Stankovic remains in Baltimore during the off-season.

- Stamenkovic stands six-feet and weighs a rotund-looking 195 pounds. Stankovic is a picture of fitness at six-feet and 170 pounds.

Around the MISL, Stamenkovic is known as the Pizza Man. He said it's because of his pregame eating habits, but opponents often say it's because of his appearance.

"Stan was big before he came here," Stankovic said. "The pizza doesn't make any difference in him. I eat as much pizza as he does."

Stankovic just doesn't show it as much.

- Stamenkovic has gained a reputation for faking injuries and taking dives purposely to draw fouls on the opposition. Stankovic is considered an overly physical player.

In Game 3, Stamenkovic stayed down for two minutes after suffering a supposed ankle injury. He limped off as if he would not return, but he came back two minutes later.

When asked Friday about the situation, Stamenkovic pointed to the tape on his left ankle. "I was hurt," he said.

Stankovic temporarily hurt San Diego's Cha Cha Namdar with a hard bump into the boards Thursday. The Sockers have long complained that Stankovic gets away with dirty tactics.

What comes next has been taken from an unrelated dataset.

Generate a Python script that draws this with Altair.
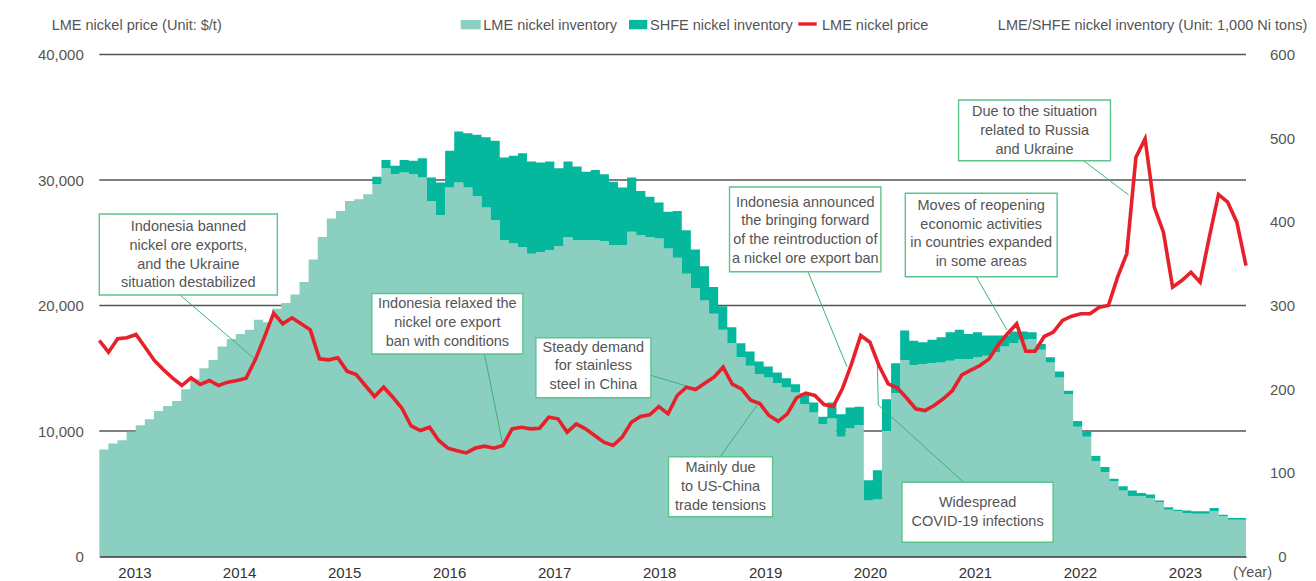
import altair as alt
import pandas as pd

FONT = "Liberation Sans"
TXT = "#555555"
C_LME = "#8ACFC0"
C_SHFE = "#05B89D"
C_RED = "#E8202A"
C_BOX = "#5CC48C"
C_LEAD = "#3DB373"

# ---- inventory (1,000 Ni tons), one value per bar ----
lme = [128, 135, 139, 149, 157, 164, 174, 180, 186, 200,
       212, 225, 235, 251, 260, 266, 271, 283, 280, 296,
       303, 313, 328, 355, 382, 404, 413, 425, 427, 433,
       445, 464, 457, 459, 457, 453, 425, 408, 441, 447,
       441, 431, 417, 402, 378, 374, 370, 362, 364, 366,
       371, 382, 378, 378, 378, 377, 372, 372, 388, 384,
       382, 380, 368, 357, 338, 321, 306, 290, 271, 255,
       238, 228, 218, 214, 207, 202, 196, 182, 172, 158,
       165, 143, 153, 157, 67, 68, 150, 195, 235, 229,
       230, 231, 232, 234, 236, 236, 238, 240, 244, 251,
       255, 259, 260, 247, 232, 214, 194, 155, 143, 114,
       101, 90, 79, 72, 72, 70, 65, 56, 54, 52,
       51, 51, 54, 48, 44, 44]
total = [128, 135, 139, 149, 157, 164, 174, 180, 186, 200,
         212, 225, 235, 251, 260, 266, 271, 283, 280, 296,
         303, 313, 328, 355, 382, 404, 413, 425, 427, 433,
         454, 474, 467, 474, 473, 476, 453, 447, 485, 508,
         506, 504, 501, 497, 477, 479, 482, 472, 471, 472,
         464, 472, 466, 460, 462, 457, 448, 441, 453, 437,
         430, 423, 412, 413, 390, 367, 347, 322, 299, 274,
         255, 245, 233, 227, 220, 213, 206, 195, 184, 167,
         184, 170, 178, 179, 91, 103, 188, 231, 270, 258,
         256, 259, 262, 268, 271, 266, 268, 264, 264, 264,
         269, 269, 268, 254, 238, 221, 198, 162, 150, 120,
         107, 93, 84, 79, 76, 74, 67, 59, 56, 55,
         54, 54, 58, 50, 46, 46]

# ---- LME nickel price ($/t) ----
price = [17211, 16280, 17345, 17425, 17690, 16680, 15620, 14875, 14210, 13625,
         14240, 13705, 14025, 13625, 13890, 14025, 14210, 15670, 17475, 19390,
         18540, 19020, 18540, 18060, 15750, 15670, 15830, 14770, 14500, 13625,
         12750, 13490, 12690, 11800, 10400, 10040, 10300, 9243, 8630, 8420,
         8250, 8640, 8790, 8630, 8845, 10170, 10300, 10170, 10225, 11100,
         10970, 9905, 10570, 10170, 9640, 9110, 8845, 9506, 10700, 11155,
         11290, 11950, 11370, 12830, 13490, 13305, 13810, 14290, 15085, 13730,
         13360, 12460, 12190, 11235, 10770, 11370, 12650, 13015, 12830, 12110,
         11950, 13360, 15355, 17610, 17075, 15200, 13760, 13430, 12630, 11770,
         11630, 12030, 12565, 13225, 14460, 14850, 15220, 15750, 16880, 17745,
         18540, 16360, 16360, 17530, 17875, 18805, 19150, 19340, 19340, 19865,
         20000, 22255, 24120, 31815, 33280, 27835, 25840, 21460, 21990, 22655,
         21860, 25445, 28845, 28230, 26640, 23185]

years = ["2013", "2014", "2015", "2016", "2017", "2018", "2019", "2020", "2021", "2022", "2023"]
year_pos = [3.92, 15.41, 26.95, 38.49, 50.03, 61.57, 73.22, 84.73, 96.27, 107.81, 119.35]
price_ticks = [0, 10000, 20000, 30000, 40000]
inv_ticks = [0, 100, 200, 300, 400, 500, 600]

# ---- annotations (price-line coordinates) ----
ann_text = [
    "Indonesia banned\nnickel ore exports,\nand the Ukraine\nsituation destabilized",
    "Indonesia relaxed the\nnickel ore export\nban with conditions",
    "Steady demand\nfor stainless\nsteel in China",
    "Mainly due\nto US-China\ntrade tensions",
    "Indonesia announced\nthe bringing forward\nof the reintroduction of\na nickel ore export ban",
    "Moves of reopening\neconomic activities\nin countries expanded\nin some areas",
    "Widespread\nCOVID-19 infections",
    "Due to the situation\nrelated to Russia\nand Ukraine",
]
box_x0 = [0.0, 29.71, 47.59, 62.05, 68.70, 87.86, 87.50, 93.67]
box_x1 = [19.41, 46.17, 60.13, 73.39, 85.20, 104.41, 103.97, 110.22]
box_y0 = [27290, 20956, 17434, 7952, 29442, 28940, 5912, 36374]
box_y1 = [20836, 16135, 12653, 3171, 22693, 22294, 1131, 31537]
txt_cx = [9.71, 37.94, 53.86, 67.72, 76.96, 96.13, 95.74, 101.95]
txt_cy = [24012, 18582, 15147, 5546, 25948, 25705, 3530, 33896]

lead_x0 = [8.80, 41.99, 60.13, 67.69, 77.25, 95.60, 94.22, 84.92, 107.30]
lead_y0 = [20836, 16135, 14438, 7952, 22693, 22294, 5912, 12071, 31537]
lead_x1 = [16.98, 43.99, 65.07, 71.97, 81.50, 98.95, 84.92, 84.81, 112.21]
lead_y1 = [15713, 8884, 13347, 12334, 15123, 18047, 12071, 15394, 28805]

N = len(lme)
W, H = 1146.7, 502
PMAX, IMAX = 40000, 600
LINE_H = 18.8  # px between annotation text lines

# step areas need a closing point at the right edge
bars = pd.DataFrame({
    "i": list(range(N)) + [N],
    "lme": lme + [lme[-1]],
    "total": total + [total[-1]],
})
bars["zero"] = 0
line_df = pd.DataFrame({"k": list(range(len(price))), "price": price})
ydf = pd.DataFrame({"pos": year_pos, "label": years})
grid_df = pd.DataFrame({"g": price_ticks[1:]})
boxes = pd.DataFrame({"x0": box_x0, "x1": box_x1, "y0": box_y0, "y1": box_y1})
leads = pd.DataFrame({"x0": lead_x0, "y0": lead_y0, "x1": lead_x1, "y1": lead_y1})

rows = []
step = LINE_H * PMAX / H
for t, cx, cy in zip(ann_text, txt_cx, txt_cy):
    parts = t.split("\n")
    n = len(parts)
    for j, p in enumerate(parts):
        rows.append({"cx": cx, "cy": cy + ((n - 1) / 2 - j) * step, "line": p})
lines_df = pd.DataFrame(rows)

# scales (explicit domains, so independent scales map identically)
xs_b = alt.Scale(domain=[0, N], nice=False, zero=False)
ys_b = alt.Scale(domain=[0, IMAX], nice=False)
xs_l = alt.Scale(domain=[0, len(price) - 1], nice=False, zero=False)
ys_l = alt.Scale(domain=[0, PMAX], nice=False)

x_axis = alt.Axis(domain=True, domainColor="#333333", domainWidth=1.6, labels=False,
                  ticks=False, grid=False, title=None, zindex=1)
y_axis_r = alt.Axis(orient="right", values=inv_ticks,
                    labelAlign="center", labelBaseline="middle", labelPadding=36,
                    ticks=False, domain=False, grid=False, title=None,
                    labelFontSize=15, labelColor=TXT, labelFont=FONT)
y_axis_l = alt.Axis(orient="left", values=price_ticks,
                    labelExpr="format(datum.value, ',.0f')",
                    grid=False, domain=False, ticks=False, labelPadding=16,
                    labelFontSize=15, labelColor=TXT, labelFont=FONT, title=None)

grid = alt.Chart(grid_df).mark_rule(color="#555555", strokeWidth=1.3).encode(
    y=alt.Y("g:Q", scale=ys_l, axis=None),
    x=alt.value(0), x2=alt.value(W),
)
lme_area = alt.Chart(bars).mark_area(interpolate="step-after", color=C_LME).encode(
    x=alt.X("i:Q", scale=xs_b, axis=x_axis),
    y=alt.Y("lme:Q", scale=ys_b, axis=y_axis_r),
    y2="zero:Q",
)
shfe_area = alt.Chart(bars).mark_area(interpolate="step-after", color=C_SHFE).encode(
    x=alt.X("i:Q", scale=xs_b, axis=None),
    y=alt.Y("total:Q", scale=ys_b, axis=None),
    y2="lme:Q",
)
year_text = alt.Chart(ydf).mark_text(fontSize=15, font=FONT, color="#333333",
                                     baseline="middle", align="center").encode(
    x=alt.X("pos:Q", scale=xs_b, axis=None),
    y=alt.value(H + 16.2),
    text="label:N",
)

price_line = alt.Chart(line_df).mark_line(color=C_RED, strokeWidth=3.6).encode(
    x=alt.X("k:Q", scale=xs_l, axis=None),
    y=alt.Y("price:Q", scale=ys_l, axis=y_axis_l),
)
leaders = alt.Chart(leads).mark_rule(color=C_LEAD, strokeWidth=1).encode(
    x=alt.X("x0:Q", scale=xs_l, axis=None),
    y=alt.Y("y0:Q", scale=ys_l, axis=None),
    x2="x1:Q", y2="y1:Q",
)
box_rect = alt.Chart(boxes).mark_rect(fill="white", stroke=C_BOX, strokeWidth=1.4).encode(
    x=alt.X("x0:Q", scale=xs_l, axis=None),
    x2="x1:Q",
    y=alt.Y("y0:Q", scale=ys_l, axis=None),
    y2="y1:Q",
)
box_text = alt.Chart(lines_df).mark_text(fontSize=14.5, font=FONT, color=TXT, align="center",
                                         baseline="middle").encode(
    x=alt.X("cx:Q", scale=xs_l, axis=None),
    y=alt.Y("cy:Q", scale=ys_l, axis=None),
    text="line:N",
)

one = pd.DataFrame({"a": [0]})


def label(txt, x, y, align="left"):
    return alt.Chart(one).mark_text(text=txt, fontSize=14.5, font=FONT, color=TXT,
                                    align=align, baseline="middle").encode(
        x=alt.value(x), y=alt.value(y))


TOP_Y = -29.0
leg_lme = alt.Chart(one).mark_rect(color=C_LME).encode(
    x=alt.value(361.4), x2=alt.value(381.4), y=alt.value(-34.6), y2=alt.value(-25.2))
leg_shfe = alt.Chart(one).mark_rect(color=C_SHFE).encode(
    x=alt.value(529.7), x2=alt.value(548.0), y=alt.value(-34.6), y2=alt.value(-25.2))
leg_red = alt.Chart(one).mark_rule(color=C_RED, strokeWidth=3.4).encode(
    x=alt.value(699.0), x2=alt.value(717.4), y=alt.value(-30.5))

guides = [
    leg_lme, leg_shfe, leg_red,
    label("LME nickel inventory", 384.0, TOP_Y),
    label("SHFE nickel inventory", 550.7, TOP_Y),
    label("LME nickel price", 722.7, TOP_Y),
    label("LME nickel price (Unit: $/t)", -47.6, TOP_Y),
    label("LME/SHFE nickel inventory (Unit: 1,000 Ni tons)", 1208.0, TOP_Y, align="right"),
    label("(Year)", 1153.2, H + 16.2, align="center"),
]

chart = alt.layer(
    grid, lme_area, shfe_area, year_text, leaders, price_line, box_rect, box_text, *guides
).resolve_scale(
    x="independent", y="independent"
).properties(
    width=W, height=H,
    padding={"left": 91.3, "top": 46.5, "right": 62, "bottom": 24.5},
    autosize=alt.AutoSizeParams(type="none"),
    background="white",
).configure_view(stroke=None)

chart.save("out.html", embed_options={"renderer": "svg", "actions": False})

"Stankovic is too physical," Namdar said. "Now I see why they got their butts kicked physically by Cleveland (in the semifinals). They begged us not to be physical at San Diego. Then when we come here, they play like bulldozers."

Stankovic helped Baltimore knock down the Sockers for the first time in the series in Game 3. When he missed the first two games with a sprained ankle, the Blast was a more defensive-oriented team and lost both times.

Stamenkovic suffered the most without Stankovic. He was held scoreless in Game 1, and he had two assists in Game 2.

Said Ron Newman, Socker coach: "We know what Stamenkovic is going to do when he has the ball. We just can't stop it because he's so bloody clever. Plus, he gets away with all of those dives.

"I admire Stankovic as a player. He gets away with too much with his arms. He pushes off players and the refs don't say anything about it. If he did those things with his feet, he wouldn't get away with it."

So while Stamenkovic and Stankovic have their share of differences, they do one thing in common--they score a lot of goals. And the Sockers hope the duo doesn't get away with so much of that from now on.